• [AIM OF THE TASK]:
Copy exactly the lines from the one containing "What Plotly code" through the one containing "opacity=opacity, layer='below'))", both included, and leave out any pictures.

• [Records with drawing code]:
● ● ● ● ●

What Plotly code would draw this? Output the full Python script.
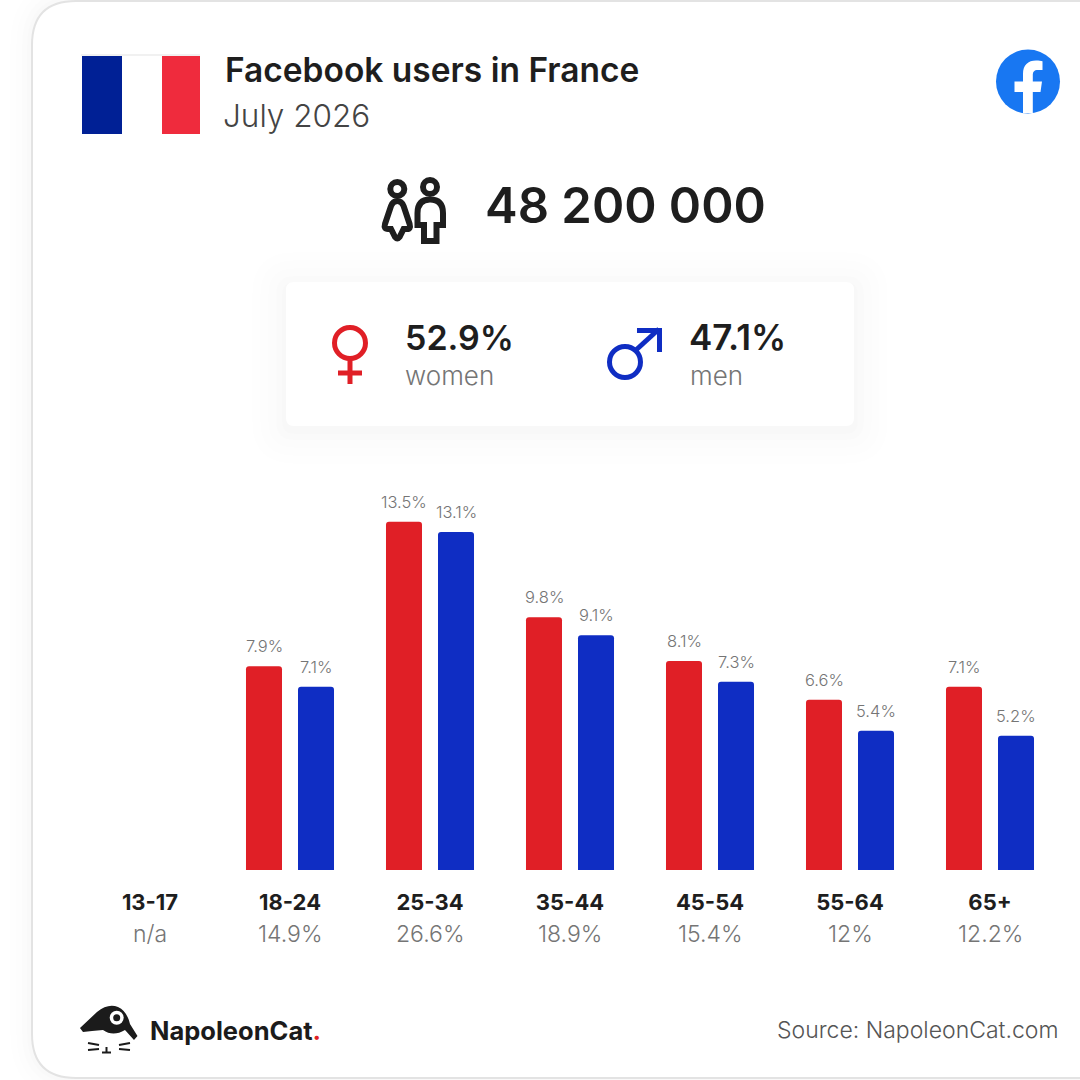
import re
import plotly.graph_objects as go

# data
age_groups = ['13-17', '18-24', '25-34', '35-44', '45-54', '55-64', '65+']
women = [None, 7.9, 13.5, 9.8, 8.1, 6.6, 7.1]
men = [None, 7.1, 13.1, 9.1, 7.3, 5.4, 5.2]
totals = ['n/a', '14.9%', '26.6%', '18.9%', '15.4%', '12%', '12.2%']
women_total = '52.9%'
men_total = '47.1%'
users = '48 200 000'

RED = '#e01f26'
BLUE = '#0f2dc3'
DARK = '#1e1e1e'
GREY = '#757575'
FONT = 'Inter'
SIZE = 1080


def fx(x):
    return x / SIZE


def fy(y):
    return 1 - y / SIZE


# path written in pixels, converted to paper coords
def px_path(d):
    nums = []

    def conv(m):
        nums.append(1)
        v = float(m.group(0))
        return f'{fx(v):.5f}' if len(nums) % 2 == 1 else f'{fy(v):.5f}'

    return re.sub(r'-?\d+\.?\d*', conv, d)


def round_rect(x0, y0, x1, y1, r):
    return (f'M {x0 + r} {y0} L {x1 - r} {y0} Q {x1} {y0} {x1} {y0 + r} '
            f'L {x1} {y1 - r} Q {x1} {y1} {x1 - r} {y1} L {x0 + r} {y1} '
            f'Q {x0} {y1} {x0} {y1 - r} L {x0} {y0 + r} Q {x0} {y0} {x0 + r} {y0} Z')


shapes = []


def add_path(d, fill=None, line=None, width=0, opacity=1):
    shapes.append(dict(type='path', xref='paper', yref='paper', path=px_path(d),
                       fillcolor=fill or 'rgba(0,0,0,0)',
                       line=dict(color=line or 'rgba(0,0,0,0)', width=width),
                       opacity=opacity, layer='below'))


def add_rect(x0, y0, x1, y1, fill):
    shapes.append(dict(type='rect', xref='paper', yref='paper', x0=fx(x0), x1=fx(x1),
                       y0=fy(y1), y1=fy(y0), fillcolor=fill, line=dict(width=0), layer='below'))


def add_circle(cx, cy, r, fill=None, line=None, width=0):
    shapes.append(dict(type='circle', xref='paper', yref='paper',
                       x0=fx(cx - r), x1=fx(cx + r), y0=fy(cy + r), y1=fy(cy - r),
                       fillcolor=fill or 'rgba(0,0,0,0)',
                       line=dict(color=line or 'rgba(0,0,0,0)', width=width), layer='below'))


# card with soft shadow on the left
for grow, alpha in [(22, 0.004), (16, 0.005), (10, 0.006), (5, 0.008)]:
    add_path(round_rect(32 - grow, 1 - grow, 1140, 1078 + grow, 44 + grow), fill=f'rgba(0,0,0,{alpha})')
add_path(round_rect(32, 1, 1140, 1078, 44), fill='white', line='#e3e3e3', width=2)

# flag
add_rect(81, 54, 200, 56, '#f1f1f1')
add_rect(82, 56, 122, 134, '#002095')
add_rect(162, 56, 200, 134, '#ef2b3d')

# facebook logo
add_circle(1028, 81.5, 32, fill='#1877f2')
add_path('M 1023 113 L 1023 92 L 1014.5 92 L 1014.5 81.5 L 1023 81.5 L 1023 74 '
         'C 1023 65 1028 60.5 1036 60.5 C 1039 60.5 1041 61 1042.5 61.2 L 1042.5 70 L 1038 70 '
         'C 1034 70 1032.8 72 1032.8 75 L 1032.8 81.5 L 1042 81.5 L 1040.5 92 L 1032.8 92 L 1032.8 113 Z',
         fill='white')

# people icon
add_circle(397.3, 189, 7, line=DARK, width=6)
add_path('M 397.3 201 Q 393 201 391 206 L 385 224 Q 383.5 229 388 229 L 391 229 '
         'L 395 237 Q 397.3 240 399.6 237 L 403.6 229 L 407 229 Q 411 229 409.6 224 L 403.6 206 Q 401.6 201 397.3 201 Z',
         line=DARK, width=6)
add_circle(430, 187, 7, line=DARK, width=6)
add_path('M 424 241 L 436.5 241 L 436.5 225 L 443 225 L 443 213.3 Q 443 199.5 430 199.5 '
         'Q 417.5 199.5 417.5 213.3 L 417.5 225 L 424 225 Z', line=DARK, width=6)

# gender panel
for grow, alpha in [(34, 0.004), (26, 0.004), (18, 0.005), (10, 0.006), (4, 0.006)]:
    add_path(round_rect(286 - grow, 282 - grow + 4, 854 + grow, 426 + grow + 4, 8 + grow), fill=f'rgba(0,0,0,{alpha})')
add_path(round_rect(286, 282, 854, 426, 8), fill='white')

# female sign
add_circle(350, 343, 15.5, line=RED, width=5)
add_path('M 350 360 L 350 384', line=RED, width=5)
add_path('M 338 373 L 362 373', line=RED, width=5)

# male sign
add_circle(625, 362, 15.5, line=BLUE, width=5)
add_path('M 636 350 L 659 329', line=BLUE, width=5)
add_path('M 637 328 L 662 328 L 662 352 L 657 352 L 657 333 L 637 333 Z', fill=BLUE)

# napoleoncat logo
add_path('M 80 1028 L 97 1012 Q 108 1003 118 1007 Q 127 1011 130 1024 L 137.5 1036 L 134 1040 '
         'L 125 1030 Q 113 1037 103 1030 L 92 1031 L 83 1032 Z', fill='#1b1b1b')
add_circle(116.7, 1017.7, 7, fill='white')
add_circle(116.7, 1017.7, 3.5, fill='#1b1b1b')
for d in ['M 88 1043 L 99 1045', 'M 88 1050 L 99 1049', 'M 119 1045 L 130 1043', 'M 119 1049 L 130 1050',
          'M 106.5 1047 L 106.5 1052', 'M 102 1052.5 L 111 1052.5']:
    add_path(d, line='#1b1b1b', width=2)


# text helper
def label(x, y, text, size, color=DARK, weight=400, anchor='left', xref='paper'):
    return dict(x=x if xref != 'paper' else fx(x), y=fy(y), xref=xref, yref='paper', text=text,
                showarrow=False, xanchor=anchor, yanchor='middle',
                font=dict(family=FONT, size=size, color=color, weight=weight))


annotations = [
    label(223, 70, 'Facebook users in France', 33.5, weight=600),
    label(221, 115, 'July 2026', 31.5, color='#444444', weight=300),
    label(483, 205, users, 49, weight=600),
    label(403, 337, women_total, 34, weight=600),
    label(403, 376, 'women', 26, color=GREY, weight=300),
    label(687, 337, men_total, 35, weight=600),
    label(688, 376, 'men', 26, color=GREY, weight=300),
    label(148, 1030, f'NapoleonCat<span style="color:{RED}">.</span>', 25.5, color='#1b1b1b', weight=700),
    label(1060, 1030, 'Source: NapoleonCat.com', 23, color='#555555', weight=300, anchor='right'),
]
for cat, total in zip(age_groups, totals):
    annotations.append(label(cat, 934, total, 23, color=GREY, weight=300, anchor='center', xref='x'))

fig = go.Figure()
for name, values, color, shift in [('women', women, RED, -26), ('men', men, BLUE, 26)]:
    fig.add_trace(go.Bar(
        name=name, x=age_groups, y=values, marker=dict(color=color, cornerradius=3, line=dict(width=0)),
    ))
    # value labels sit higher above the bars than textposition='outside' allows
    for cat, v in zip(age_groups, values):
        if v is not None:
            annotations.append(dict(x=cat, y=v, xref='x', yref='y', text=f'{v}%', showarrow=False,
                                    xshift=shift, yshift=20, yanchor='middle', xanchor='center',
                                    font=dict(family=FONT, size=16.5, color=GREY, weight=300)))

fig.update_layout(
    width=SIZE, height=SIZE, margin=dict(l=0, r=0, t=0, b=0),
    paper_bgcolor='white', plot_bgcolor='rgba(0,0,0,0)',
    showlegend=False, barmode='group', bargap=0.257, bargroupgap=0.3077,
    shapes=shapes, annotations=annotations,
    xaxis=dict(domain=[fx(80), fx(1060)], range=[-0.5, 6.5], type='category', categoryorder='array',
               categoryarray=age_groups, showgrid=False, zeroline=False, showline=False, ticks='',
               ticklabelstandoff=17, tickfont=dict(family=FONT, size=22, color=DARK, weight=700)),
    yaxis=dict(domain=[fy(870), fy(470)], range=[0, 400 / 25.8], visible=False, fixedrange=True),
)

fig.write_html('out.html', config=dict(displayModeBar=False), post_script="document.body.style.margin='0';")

● ● ● ● ●

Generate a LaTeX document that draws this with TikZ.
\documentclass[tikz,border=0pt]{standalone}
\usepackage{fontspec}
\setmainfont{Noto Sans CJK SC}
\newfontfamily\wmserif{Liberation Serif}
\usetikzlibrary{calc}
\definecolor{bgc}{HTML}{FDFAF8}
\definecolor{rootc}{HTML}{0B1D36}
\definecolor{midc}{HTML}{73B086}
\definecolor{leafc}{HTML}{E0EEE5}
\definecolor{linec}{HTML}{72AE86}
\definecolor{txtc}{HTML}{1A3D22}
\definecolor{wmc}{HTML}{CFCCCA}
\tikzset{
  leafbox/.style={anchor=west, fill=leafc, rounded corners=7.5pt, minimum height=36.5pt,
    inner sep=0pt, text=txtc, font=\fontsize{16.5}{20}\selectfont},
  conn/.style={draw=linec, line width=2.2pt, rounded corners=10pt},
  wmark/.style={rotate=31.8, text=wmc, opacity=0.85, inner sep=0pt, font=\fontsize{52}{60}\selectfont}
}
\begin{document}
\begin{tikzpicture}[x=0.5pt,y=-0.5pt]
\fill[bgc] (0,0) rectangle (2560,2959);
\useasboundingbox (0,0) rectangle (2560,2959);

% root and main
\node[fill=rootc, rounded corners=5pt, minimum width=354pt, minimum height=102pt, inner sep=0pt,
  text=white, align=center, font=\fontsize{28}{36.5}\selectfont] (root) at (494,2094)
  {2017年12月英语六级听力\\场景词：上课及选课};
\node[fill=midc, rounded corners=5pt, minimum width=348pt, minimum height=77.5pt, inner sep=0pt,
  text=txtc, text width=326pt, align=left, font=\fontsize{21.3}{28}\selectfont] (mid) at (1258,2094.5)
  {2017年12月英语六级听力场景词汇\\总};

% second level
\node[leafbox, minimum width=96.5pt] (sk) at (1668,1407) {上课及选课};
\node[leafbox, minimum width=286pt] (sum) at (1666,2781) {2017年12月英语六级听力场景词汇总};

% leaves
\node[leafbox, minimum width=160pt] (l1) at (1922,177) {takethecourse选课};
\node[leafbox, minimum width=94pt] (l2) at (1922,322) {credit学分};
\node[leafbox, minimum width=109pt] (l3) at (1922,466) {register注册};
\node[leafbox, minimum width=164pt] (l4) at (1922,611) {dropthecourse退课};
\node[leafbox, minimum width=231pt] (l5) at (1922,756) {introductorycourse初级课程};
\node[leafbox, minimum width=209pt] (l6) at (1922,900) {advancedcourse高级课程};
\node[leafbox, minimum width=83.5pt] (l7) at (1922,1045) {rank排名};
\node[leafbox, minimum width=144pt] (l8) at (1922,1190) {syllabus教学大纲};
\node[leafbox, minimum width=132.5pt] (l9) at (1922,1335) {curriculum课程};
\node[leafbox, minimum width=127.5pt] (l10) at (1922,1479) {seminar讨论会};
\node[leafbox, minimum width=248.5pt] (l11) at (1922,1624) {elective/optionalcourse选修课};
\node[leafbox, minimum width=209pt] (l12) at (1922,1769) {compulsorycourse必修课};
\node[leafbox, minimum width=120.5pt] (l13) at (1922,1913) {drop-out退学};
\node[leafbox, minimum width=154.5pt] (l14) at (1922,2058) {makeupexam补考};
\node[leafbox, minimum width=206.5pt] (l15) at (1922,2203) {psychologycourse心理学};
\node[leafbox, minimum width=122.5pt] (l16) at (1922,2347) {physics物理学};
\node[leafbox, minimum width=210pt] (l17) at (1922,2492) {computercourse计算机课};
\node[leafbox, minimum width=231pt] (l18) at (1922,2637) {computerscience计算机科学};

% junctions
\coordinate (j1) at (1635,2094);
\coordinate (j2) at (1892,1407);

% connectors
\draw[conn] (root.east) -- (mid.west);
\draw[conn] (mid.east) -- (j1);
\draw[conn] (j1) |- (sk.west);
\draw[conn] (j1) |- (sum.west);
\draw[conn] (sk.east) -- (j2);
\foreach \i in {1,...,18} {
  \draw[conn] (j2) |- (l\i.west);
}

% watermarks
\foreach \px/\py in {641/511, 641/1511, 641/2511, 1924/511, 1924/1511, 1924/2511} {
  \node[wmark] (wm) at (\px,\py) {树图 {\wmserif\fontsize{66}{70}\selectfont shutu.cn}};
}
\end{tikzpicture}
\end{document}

● ● ● ● ●

• [FINAL ANSWER]:
What Plotly code would draw this? Output the full Python script.
import re
import plotly.graph_objects as go

# data
age_groups = ['13-17', '18-24', '25-34', '35-44', '45-54', '55-64', '65+']
women = [None, 7.9, 13.5, 9.8, 8.1, 6.6, 7.1]
men = [None, 7.1, 13.1, 9.1, 7.3, 5.4, 5.2]
totals = ['n/a', '14.9%', '26.6%', '18.9%', '15.4%', '12%', '12.2%']
women_total = '52.9%'
men_total = '47.1%'
users = '48 200 000'

RED = '#e01f26'
BLUE = '#0f2dc3'
DARK = '#1e1e1e'
GREY = '#757575'
FONT = 'Inter'
SIZE = 1080


def fx(x):
    return x / SIZE


def fy(y):
    return 1 - y / SIZE


# path written in pixels, converted to paper coords
def px_path(d):
    nums = []

    def conv(m):
        nums.append(1)
        v = float(m.group(0))
        return f'{fx(v):.5f}' if len(nums) % 2 == 1 else f'{fy(v):.5f}'

    return re.sub(r'-?\d+\.?\d*', conv, d)


def round_rect(x0, y0, x1, y1, r):
    return (f'M {x0 + r} {y0} L {x1 - r} {y0} Q {x1} {y0} {x1} {y0 + r} '
            f'L {x1} {y1 - r} Q {x1} {y1} {x1 - r} {y1} L {x0 + r} {y1} '
            f'Q {x0} {y1} {x0} {y1 - r} L {x0} {y0 + r} Q {x0} {y0} {x0 + r} {y0} Z')


shapes = []


def add_path(d, fill=None, line=None, width=0, opacity=1):
    shapes.append(dict(type='path', xref='paper', yref='paper', path=px_path(d),
                       fillcolor=fill or 'rgba(0,0,0,0)',
                       line=dict(color=line or 'rgba(0,0,0,0)', width=width),
                       opacity=opacity, layer='below'))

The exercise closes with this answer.